Why Outreach Gets a Bad Reputation It Does Not Deserve
Ask most buyers about cold outreach and they will describe the emails they delete without reading — generic, poorly researched, clearly sent to thousands of people at once. Ask the sales teams generating real pipeline from outreach and they will describe something completely different: short, specific, relevant messages that demonstrate the sender did actual research before hitting send.
Cold outreach fails at scale because most teams treat it as a volume problem. The teams that make it work treat it as a quality problem.
What Changed — And What That Means for Your Approach
Buyer inboxes in 2026 are more saturated than at any point in history. AI tools have made it possible to send tens of thousands of personalised-looking emails per day, which means every buyer has become more sceptical, faster to delete, and quicker to mark as spam when something does not feel genuinely relevant.
The practical implication is that surface-level personalisation — using someone’s first name or referencing their company — no longer signals genuine research. Buyers can distinguish between a mail merge token and a message that demonstrates real understanding of their situation. The threshold for a response has risen, and the teams that have not raised their quality standards are seeing it in their response rates.
The Message Quality Problem at the Root of Every Failing Campaign
Most cold outreach messages fail because they are written from the sender’s perspective. They describe what the sender offers, why the sender is worth talking to, and what the sender would like the prospect to do. None of that is interesting to a buyer who did not ask to be contacted.
The messages that get responses are written from the buyer’s perspective. They reference something specific about the buyer’s situation, articulate a problem or opportunity the buyer actually has, and make a clear case for why a conversation is worth fifteen minutes of their time. That is harder to write and slower to scale — which is exactly why it works in a world where the cheap version is everywhere.
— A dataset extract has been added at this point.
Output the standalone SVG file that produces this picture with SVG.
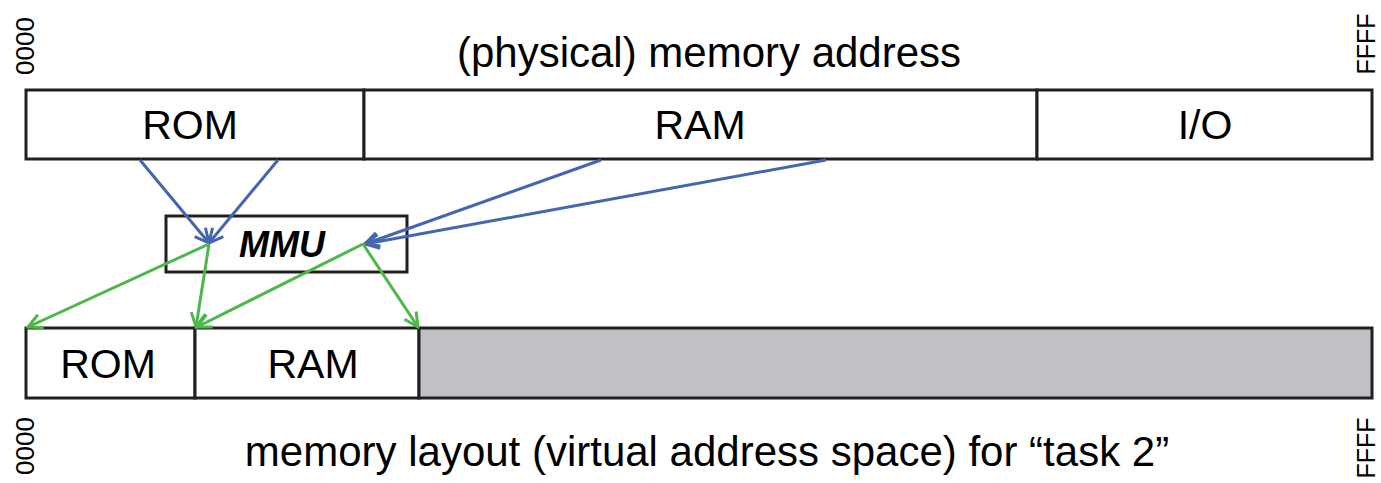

The Channels That Are Performing Right Now
Email remains effective for B2B outreach when the list is targeted and the message is genuinely relevant. LinkedIn direct messages, particularly when preceded by a connection request with a specific note, continue to generate strong response rates for senior buyer outreach. Short, specific video messages sent via LinkedIn or email stand out significantly in saturated inboxes and are still underused relative to their conversion rate.
Phone outreach, despite being widely dismissed, remains one of the highest-conversion channels when the contact list is well-qualified and the caller has done genuine research before dialling. It is not for every business — but dismissing it entirely based on personal discomfort is a strategic mistake.
What a Modern Outreach System Looks Like
The outreach systems generating consistent pipeline in 2026 share a common structure: a targeted, well-researched contact list of people who genuinely fit the problem being solved, a multi-touch sequence that adds value at each step rather than repeating the same ask in different words, clear criteria for when to move on versus when to follow up, and a regular review process where message quality is evaluated against response rate data.
The teams winning at outreach are not sending more. They are sending better — and treating each reply, whether positive or negative, as data that improves the next iteration.